2026-05-10 — cere-bro

Summary

A quiet day with one real signal cluster. @MillionInt's amplification of Jiayi Weng's "Learning Beyond Gradients" essay carried both substantive slots, first as a "bearish on RL" framing in the morning, then sharpened in the afternoon with a follow-up arguing that RL only appears to lose where simple heuristics already solve the task. The underlying result is the standout: Codex iterates a pure NumPy and cv2 closed-loop policy for VizDoom D3 Battle from raw pixels, no neural net, no map, no seed-specific routes, and wins. Tesla contributed three deployed-AI notes in the afternoon (photon-count FSD reconstruction, crash-data-driven airbag timing, end of Model S and X at Fremont) that are interesting as engineering but adjacent to wiki priorities.
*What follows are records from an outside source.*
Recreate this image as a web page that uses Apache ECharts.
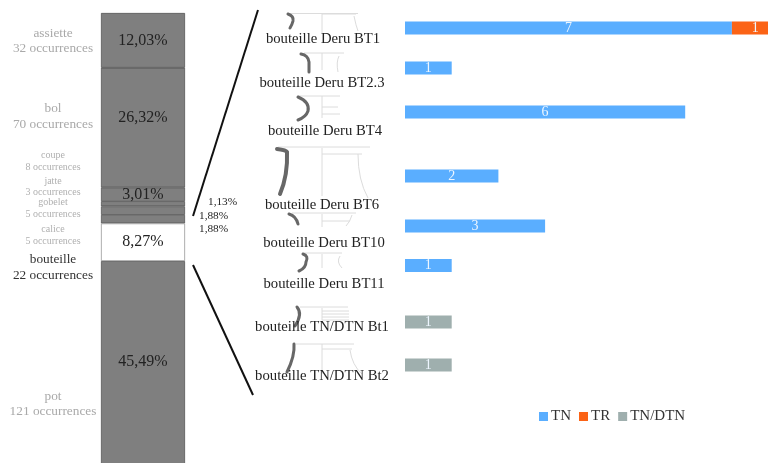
<!DOCTYPE html>
<html><head><meta charset="utf-8">
<style>html,body{margin:0;padding:0;background:#fff;overflow:hidden;width:768px;height:463px}#c{width:800px;height:480px}</style>
<script src="https://cdn.jsdelivr.net/npm/echarts@6/dist/echarts.min.js"></script>
</head><body><div id="c"></div>
<script>
// Left column
const shapes = ['assiette','bol','coupe','jatte','gobelet','calice','bouteille','pot'];
const shapeCounts = [32,70,8,3,5,5,22,121];
const shapeShares = [12.03,26.32,3.01,1.13,1.88,1.88,8.27,45.49];
// Right bars
const types = ['bouteille Deru BT1','bouteille Deru BT2.3','bouteille Deru BT4','bouteille Deru BT6','bouteille Deru BT10','bouteille Deru BT11','bouteille TN/DTN Bt1','bouteille TN/DTN Bt2'];
const tnValues = [7,1,6,2,3,1,null,null];
const trValues = [1,null,null,null,null,null,null,null];
const tnDtnValues = [null,null,null,null,null,null,1,1];

const SERIF = '"Liberation Serif","DejaVu Serif",serif';
const fmtPct = v => v.toFixed(2).replace('.', ',') + '%';

// Layout, separate from the data
const rowCentres = [28,68,112,176,226,265.5,322,365];
const typeLabelY = [39,83,131,205,243,284,327,376];
const typeLabelX = [323,322,325,322,324,324,322,322];
const leftText = [
  [0,34,49,13.3,'#a9a9a9'],[1,109,125,13.3,'#a9a9a9'],[2,155,167,10,'#b0b0b0'],[3,181,192,10,'#b0b0b0'],
  [4,202,214,10,'#b0b0b0'],[5,229,241,10,'#b0b0b0'],[6,260,276,13.3,'#333'],[7,397,412,13.3,'#a9a9a9']
];
const labelOffsets = [[0,0],[0,-10],[0,0],[18,-2],[9,5],[9,10],[0,0],[0,-3]];

const series = [], grid = [], xAxis = [], yAxis = [];
// left stacked column
grid.push({left:101,top:13,width:84,height:455});
xAxis.push({type:'category',data:['formes'],show:false,gridIndex:0});
yAxis.push({type:'value',min:0,max:100,inverse:true,show:false,gridIndex:0});
shapes.forEach((s,i)=>{
  const small = i>=3 && i<=5;
  series.push({
    type:'bar',name:s,xAxisIndex:0,yAxisIndex:0,stack:'col',barWidth:'100%',animation:false,
    data:[shapeShares[i]],
    itemStyle:{color:s==='bouteille'?'#fff':'#7f7f7f',borderColor:s==='bouteille'?'#8a8a8a':'#4a4a4a',borderWidth:0.7},
    label:{show:true,position:small?'right':'inside',offset:labelOffsets[i],
      formatter:()=>fmtPct(shapeShares[i]),color:'#222',fontFamily:SERIF,fontSize:small?11.3:16}
  });
});
// right rows
const barLabel = {show:true,position:'inside',color:'#eef6ff',fontFamily:SERIF,fontSize:14};
types.forEach((t,i)=>{
  const g=i+1;
  grid.push({left:405,width:373.6,top:rowCentres[i]-10,height:20});
  xAxis.push({type:'value',min:0,max:8,show:false,gridIndex:g});
  yAxis.push({type:'category',data:[t],show:false,gridIndex:g});
  [['TN',tnValues,'#5aaeff'],['TR',trValues,'#fb6316'],['TN/DTN',tnDtnValues,'#9fafae']].forEach(([n,arr,col])=>{
    series.push({type:'bar',name:n,xAxisIndex:g,yAxisIndex:g,stack:'r'+i,barWidth:13,animation:false,
      data:[arr[i]],itemStyle:{color:col},label:barLabel});
  });
});

// Decorative pottery profiles: [dark profile path, light outline path]
const pots = [
 ['M288 14 Q294 16 293 21 Q292 25 290 28','M290 13.5H358M322 13V33M322 14H356M354 16Q356 26 358 31'],
 ['M301 54 Q308 55 309 62 L309 72','M304 53H344M322 53V70M339 56Q336 62 338 72'],
 ['M298 97 Q310 102 308 111 Q306 117 298 120','M298 96H340M322 96V118M322 114H340M322 107H338'],
 ['M277 149 Q286 150 287 152 Q288 175 280 194','M278 147H370M322 148V196M322 154H362M358 154Q358 180 368 198'],
 ['M289 214 Q296 216 298 224','M292 213H356M322 214V227M322 221H350M352 215Q350 222 346 226'],
 ['M303 254 Q309 256 306 262 Q306 268 299 271','M304 253H342M322 254V268M340 256Q336 262 342 268'],
 ['M297 307 Q303 314 295 326','M300 307H348M322 308V320M322 311H349M322 314H349M322 317H349M322 320H349'],
 ['M294 344 Q295 356 287 372','M296 344H354M322 344V374M322 349H352M350 350Q352 365 362 374']
];
const graphic = [];
pots.forEach(([d,l],i)=>{
  echarts.graphic.registerShape('potLight'+i, echarts.graphic.extendPath(l,{}));
  echarts.graphic.registerShape('potDark'+i, echarts.graphic.extendPath(d,{}));
  graphic.push({type:'potLight'+i,style:{fill:null,stroke:'#dcdcdc',lineWidth:1},silent:true});
  graphic.push({type:'potDark'+i,style:{fill:null,stroke:'#676767',lineWidth:i===3?4:3,lineCap:'round'},silent:true});
});
types.forEach((t,i)=>{
  graphic.push({type:'text',x:typeLabelX[i],y:typeLabelY[i],style:{text:t,align:'center',verticalAlign:'middle',font:'14.7px '+SERIF,fill:'#222'}});
});
leftText.forEach(([i,y1,y2,f,c])=>{
  graphic.push({type:'text',x:53,y:y1,style:{text:shapes[i],align:'center',verticalAlign:'middle',font:f+'px '+SERIF,fill:c}});
  graphic.push({type:'text',x:53,y:y2,style:{text:shapeCounts[i]+' occurrences',align:'center',verticalAlign:'middle',font:f+'px '+SERIF,fill:c}});
});
graphic.push({type:'line',shape:{x1:258,y1:10,x2:193,y2:216},style:{stroke:'#111',lineWidth:2}});
graphic.push({type:'line',shape:{x1:193,y1:265,x2:253,y2:395},style:{stroke:'#111',lineWidth:2}});

const chart = echarts.init(document.getElementById('c'),null,{renderer:'canvas'});
chart.setOption({
  animation:false,backgroundColor:'#fff',
  grid,xAxis,yAxis,series,graphic,
  legend:{data:['TN','TR','TN/DTN'],left:534,top:404,itemWidth:9,itemHeight:9,itemGap:8,icon:'rect',
    textStyle:{fontFamily:SERIF,fontSize:15,color:'#333',padding:[0,0,0,-2]},selectedMode:false}
});
</script></body></html>
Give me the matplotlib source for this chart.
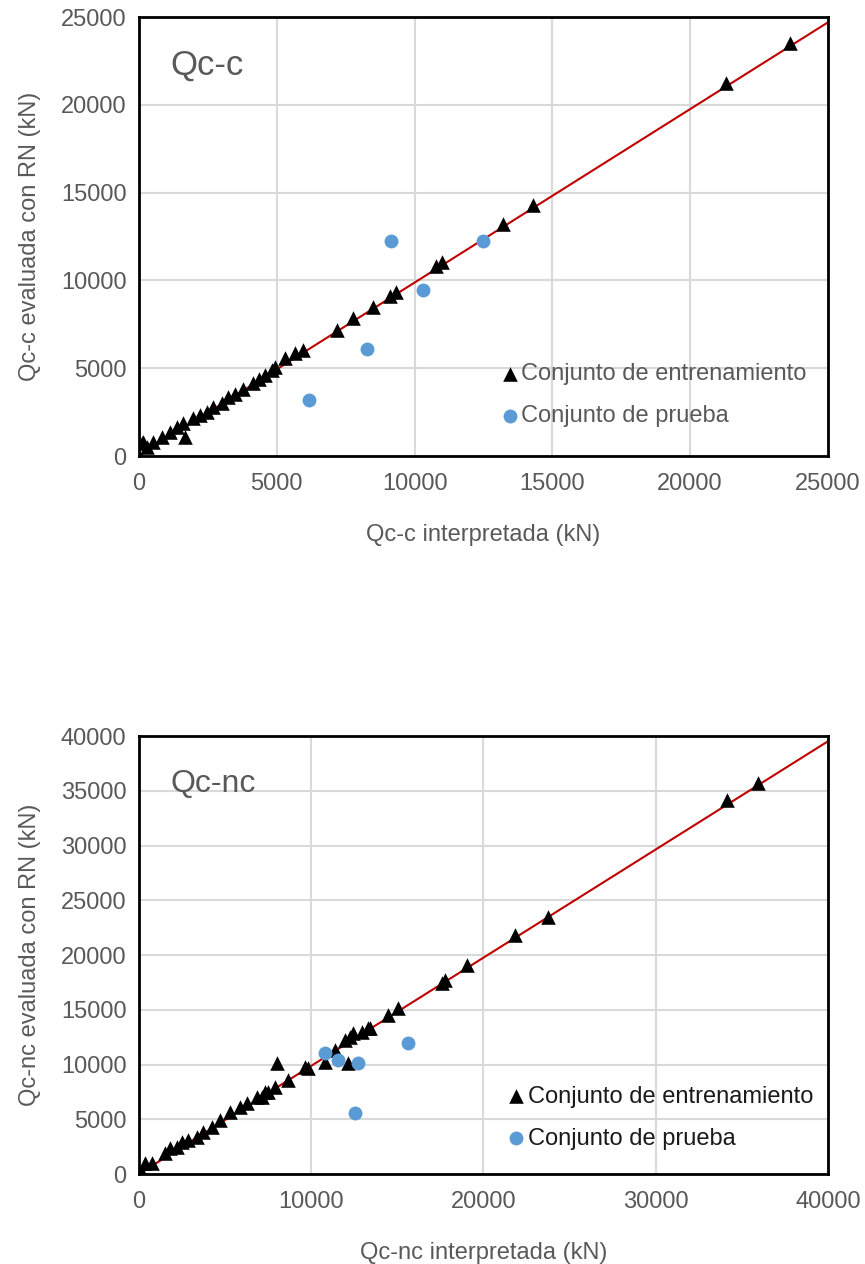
import numpy as np
import matplotlib
matplotlib.use("Agg")
import matplotlib.pyplot as plt

plt.rcParams['font.family'] = ['Liberation Sans', 'DejaVu Sans']

# ---------------------------------------------------------------
# data
# ---------------------------------------------------------------
# Qc-c : training set
train_c_x = [0, 100, 157, 280, 520, 822, 1125, 1367, 1610, 1669, 1973, 2213,
             2456, 2697, 3000, 3241, 3500, 3785, 4148, 4350, 4572, 4814, 4935,
             5298, 5660, 5962, 7184, 7776, 8502, 9107, 9325, 10776, 10983,
             13218, 14307, 21292, 23621]
train_c_y = [0, 750, 814, 530, 814, 1099, 1384, 1670, 1860, 1099, 2145, 2335,
             2525, 2810, 3000, 3377, 3550, 3800, 4140, 4400, 4613, 4897, 5085,
             5563, 5848, 6036, 7175, 7876, 8502, 9112, 9322, 10820, 11031,
             13195, 14294, 21258, 23519]
# Qc-c : test set
test_c_x = [6168, 8273, 9144, 10305, 12482]
test_c_y = [3189, 6093, 12244, 9453, 12244]

# Qc-nc : training set
train_nc_x = [0, 150, 348, 735, 1509, 1800, 2186, 2476, 2863, 3349, 3736, 4219,
              4703, 5283, 5864, 6252, 6831, 7121, 7315, 7508, 7896, 7994, 8668,
              9637, 9830, 10798, 11379, 11960, 12152, 12250, 12442, 12927,
              13313, 13411, 14475, 15054, 17573, 17765, 19024, 21828, 23762,
              34119, 35955]
train_nc_y = [0, 100, 977, 977, 1887, 2344, 2496, 2953, 3105, 3410, 3866, 4323,
              4931, 5693, 6150, 6454, 7063, 7063, 7519, 7519, 7976, 10107, 8584,
              9802, 9650, 10259, 11324, 12237, 10107, 12542, 12847, 12999,
              13306, 13306, 14520, 15129, 17413, 17717, 19087, 21826, 23498,
              34155, 35680]
# Qc-nc : test set
test_nc_x = [10798, 11572, 12733, 12540, 15636]
test_nc_y = [11020, 10411, 10107, 5541, 11933]

# trend line (slope)
trend_slope = 0.988

panels = [
    {'tx': train_c_x, 'ty': train_c_y, 'px': test_c_x, 'py': test_c_y,
     'lim': 25000, 'xstep': 5000, 'ystep': 5000, 'tag': 'Qc-c', 'tagsize': 25,
     'xlabel': 'Qc-c interpretada (kN)', 'ylabel': 'Qc-c evaluada con RN (kN)',
     'legcolor': '#595959', 'legpos': (1.0, 0.018),
     'rect': [0.1607, 0.6392, 0.7965, 0.3473]},
    {'tx': train_nc_x, 'ty': train_nc_y, 'px': test_nc_x, 'py': test_nc_y,
     'lim': 40000, 'xstep': 10000, 'ystep': 5000, 'tag': 'Qc-nc', 'tagsize': 23,
     'xlabel': 'Qc-nc interpretada (kN)', 'ylabel': 'Qc-nc evaluada con RN (kN)',
     'legcolor': '#1a1a1a', 'legpos': (1.009, 0.007),
     'rect': [0.1607, 0.0712, 0.7965, 0.3465]},
]

GREY = '#595959'
fig = plt.figure(figsize=(8.65, 12.64), dpi=100)

for p in panels:
    ax = fig.add_axes(p['rect'])
    lim = p['lim']
    xs = np.array([0, lim])
    ax.plot(xs, trend_slope * xs, color='#C00000', lw=1.5, zorder=2)
    ax.scatter(p['tx'], p['ty'], marker='^', s=110, color='black',
               label='Conjunto de entrenamiento', zorder=3, linewidths=0)
    ax.scatter(p['px'], p['py'], marker='o', s=100, color='#5B9BD5',
               label='Conjunto de prueba', zorder=4, linewidths=0)

    ax.set_xlim(0, lim)
    ax.set_ylim(0, lim)
    ax.set_xticks(np.arange(0, lim + 1, p['xstep']))
    ax.set_yticks(np.arange(0, lim + 1, p['ystep']))
    ax.grid(True, color='#d9d9d9', lw=1.5, zorder=0)
    ax.set_axisbelow(True)
    for s in ax.spines.values():
        s.set_color('black')
        s.set_linewidth(2)
    ax.tick_params(axis='both', length=0, labelsize=17, labelcolor=GREY)
    ax.tick_params(axis='y', pad=9)
    ax.tick_params(axis='x', pad=12)
    ax.set_xlabel(p['xlabel'], fontsize=17, color=GREY, labelpad=21)
    ax.set_ylabel(p['ylabel'], fontsize=17, color=GREY, labelpad=14)
    ax.text(0.045, 0.89, p['tag'], transform=ax.transAxes, fontsize=p['tagsize'],
            color=GREY, va='center', ha='left')
    ax.legend(loc='lower right', bbox_to_anchor=p['legpos'], frameon=False,
              fontsize=17, handlelength=1.0, handletextpad=0.0,
              labelspacing=0.85, labelcolor=p['legcolor'])

fig.savefig('out.png', dpi=100)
Everything else (Grok Imagine promo, Altman-firing musical, architecture aside, physics-of-companies aphorism) is noise. No @bayesiansapien retweets, no Gmail-grade signal.

Posts

Learning Beyond Gradients: heuristics as the next paradigm after RLVR? (@MillionInt · blog) [morning + afternoon] (cluster of 2). Jiayi Weng had Codex iterate a pure NumPy and cv2 heuristic for VizDoom D3 Battle from screen pixels alone. The argument: coding agents flatten the maintenance curve on hand-written rules enough that programmatic policies become continual-learning vehicles without weight updates. @MillionInt amplified it as a bearish take on RL. See Jiayi Weng Deep Dive and the daily digest.
Follow-up on where RL actually fails to generalize (@MillionInt) [afternoon]. Clarifies the bearish post: if a heuristic simple enough for Codex solves the game, RL will find and overfit to that heuristic and fail to generalize. Reframes the VizDoom result less as "RL is dead" and more as "this benchmark was always heuristic-shaped."
Tesla photon-count image reconstruction for FSD (@Tesla) [afternoon]. RGB next to a photon-count reconstruction, pitched as why FSD sees through glare and at night. Interesting as low-light sensor-fusion engineering, marketing-shaped with no method specifics.
Tesla crash-data-driven restraint deployment timing (@Tesla) [afternoon]. Wes Morrill describes replaying fleet crash data in simulation to sweep airbag and pretension timing, finding earlier deployment improves occupant kinematics. Mature data flywheel turning fleet telemetry into a control policy.
End of Model S and Model X production at Fremont (@Tesla) [morning + afternoon] (cluster of 2). Industrial milestone, no AI content. Skip.
Laws-of-physics-of-companies aphorism (@MillionInt) [afternoon]. One-line take on outsized returns requiring tech-driven bending of industry "laws". Skip.
Sam-Altman-firing texts as a musical (@MillionInt) [afternoon]. Repost of @dgrreen turning the Altman/Murati 2023 firing texts into a Hamilton-style number. Curio. Skip.
Grok Imagine weekend-plans promo (@imagine) [afternoon]. Generated-content showcase. Skip.
Cathedral of Learning aside (@magicsilicon) [afternoon]. Off-topic architecture musing. Skip.